A suit that seeks to have marriages dissolved in a more dignified manner has been lodged in the High Court by a consortium of lawyers and consultants.

The court is now being urged to call for the amendment of the Marriage Act 2014 to allow partners to divorce without going through tedious, acrimonious and embarrassing litigations. The petitioners also say the current law applied in dissolving marriages is embarrassing to the couples, their children and the society.

In addition, easier divorces will save lives, argue the lawyers, who say that divorce litigations expose the lives of the participants, thus damaging their reputations, and matters of importance such as co-parenting and distribution of property become a matter of life and death.

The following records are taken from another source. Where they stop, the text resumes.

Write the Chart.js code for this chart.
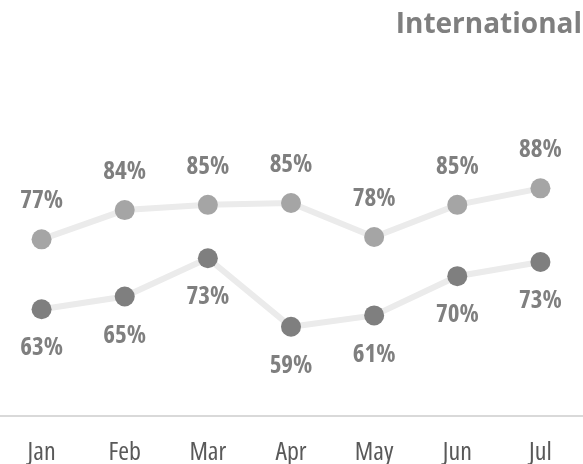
<!DOCTYPE html>
<html>
<head>
<meta charset="utf-8">
<script src="https://cdn.jsdelivr.net/npm/chart.js@4/dist/chart.umd.min.js"></script>
<style>
  html, body { margin: 0; padding: 0; background: #fff; }
  #wrap { width: 583px; height: 464px; position: relative; }
</style>
</head>
<body>
<div id="wrap"><canvas id="chart"></canvas></div>
<script>
// chart data (values estimated from the plot, labels show them rounded)
const months = ['Jan', 'Feb', 'Mar', 'Apr', 'May', 'Jun', 'Jul'];
const upperValues = [77.4, 83.6, 84.7, 85.1, 77.9, 84.7, 88.2];
const lowerValues = [62.6, 65.3, 73.4, 58.9, 61.3, 69.6, 72.6];

const FONT = "'Open Sans', sans-serif";

// draws the % labels above / below each point
const pointLabels = {
  id: 'pointLabels',
  afterDatasetsDraw(chart) {
    const ctx = chart.ctx;
    ctx.save();
    ctx.font = 'bold semi-condensed 25px ' + FONT;
    ctx.fillStyle = '#7f7f7f';
    ctx.textAlign = 'center';
    ctx.textBaseline = 'middle';
    chart.data.datasets.forEach((ds, di) => {
      const meta = chart.getDatasetMeta(di);
      meta.data.forEach((pt, i) => {
        const dy = ds.labelPos === 'above' ? -38 : 39;
        ctx.fillText(Math.round(ds.data[i]) + '%', pt.x, pt.y + dy);
      });
    });
    ctx.restore();
  }
};

const ctx = document.getElementById('chart').getContext('2d');
new Chart(ctx, {
  type: 'line',
  data: {
    labels: months,
    datasets: [{
      label: 'Upper',
      data: upperValues,
      labelPos: 'above',
      borderColor: '#ebebeb',
      borderWidth: 6,
      pointRadius: 10,
      pointHoverRadius: 10,
      pointBorderWidth: 0,
      pointBackgroundColor: '#a5a5a5',
      tension: 0
    }, {
      label: 'Lower',
      data: lowerValues,
      labelPos: 'below',
      borderColor: '#ebebeb',
      borderWidth: 6,
      pointRadius: 10,
      pointHoverRadius: 10,
      pointBorderWidth: 0,
      pointBackgroundColor: '#7f7f7f',
      tension: 0
    }]
  },
  options: {
    responsive: true, maintainAspectRatio: false,
    animation: false,
    layout: { autoPadding: false, padding: { left: -3, right: 1, top: 0, bottom: 0 } },
    plugins: {
      legend: { display: false },
      tooltip: { enabled: false },
      title: {
        display: true,
        text: 'International',
        align: 'end',
        color: '#7f7f7f',
        font: { family: FONT, size: 28, weight: 'bold', lineHeight: 1.2 },
        padding: { top: 8, bottom: 91 }
      }
    },
    scales: {
      x: {
        offset: true,
        grid: { display: false, drawTicks: false },
        border: { display: true, color: '#d9d9d9', width: 2 },
        ticks: {
          color: '#595959',
          padding: 24,
          font: { family: FONT, size: 26, weight: 'semi-condensed', lineHeight: 1 }
        },
        afterFit(scale) { scale.height = 48; }
      },
      y: {
        display: false,
        min: 40,
        max: 100
      }
    }
  },
  plugins: [pointLabels]
});
</script>
</body>
</html>
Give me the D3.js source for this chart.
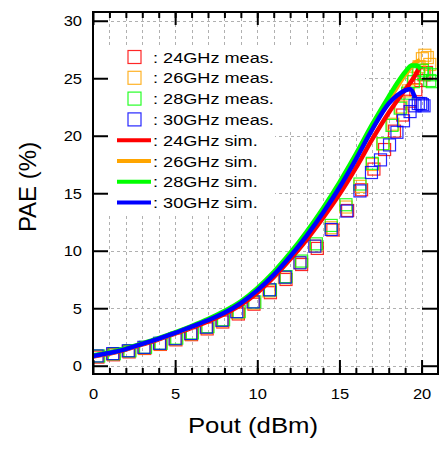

Copler Attorneys and Consultancy wants the court to compel the Attorney-General and the National Assembly to amend the 2014 Marriage Act to allow couples to terminate their marriages through a written consent filed in court.

"[The petitioner] prays for a declaration order be issued that disagreeing parties to a marriage are at liberty to terminate their marriage through consent and upon filing the consent in court, a decree shall issue to the Registrar of Marriages cancelling the union and deeming the marriage dissolved," the firm says.

Existing law on terminating marriages, the lawyers argue, is embarrassing to the couples, their children and society.

They say divorce proceedings have life-long stigma for the parties and their families.

The Marriage Act, they argue, violates articles 10, 36, 45 and 259 of the Constitution that require every citizen to have dignity and respect.

They want the court to declare those sections of the Marriage Act unconstitutional and illegal as they damage the reputation of divorcing couples and their children forever.

They want a mandatory injunction to be issued to the National Assembly to amend the Marriage Act.

"Sadly, most marriages have turned (into) abusive empty shells, where parties are in it just because they are apprehensive of their private contentions being aired in public or the expense, or both," the petitioners state.

They also argue that couples should be able to end a marriage as easily as they enter it.

They say the children of a divorcing couple bear the embarrassment, public humiliation and ridicule when their parents tussle in court.

To avoid court processes, the petitioners say, some aggrieved parties resort to killing of their spouses as an easy way out of bitter unions.

They do so “in order to not share (their) matrimonial wealth or pay alimony".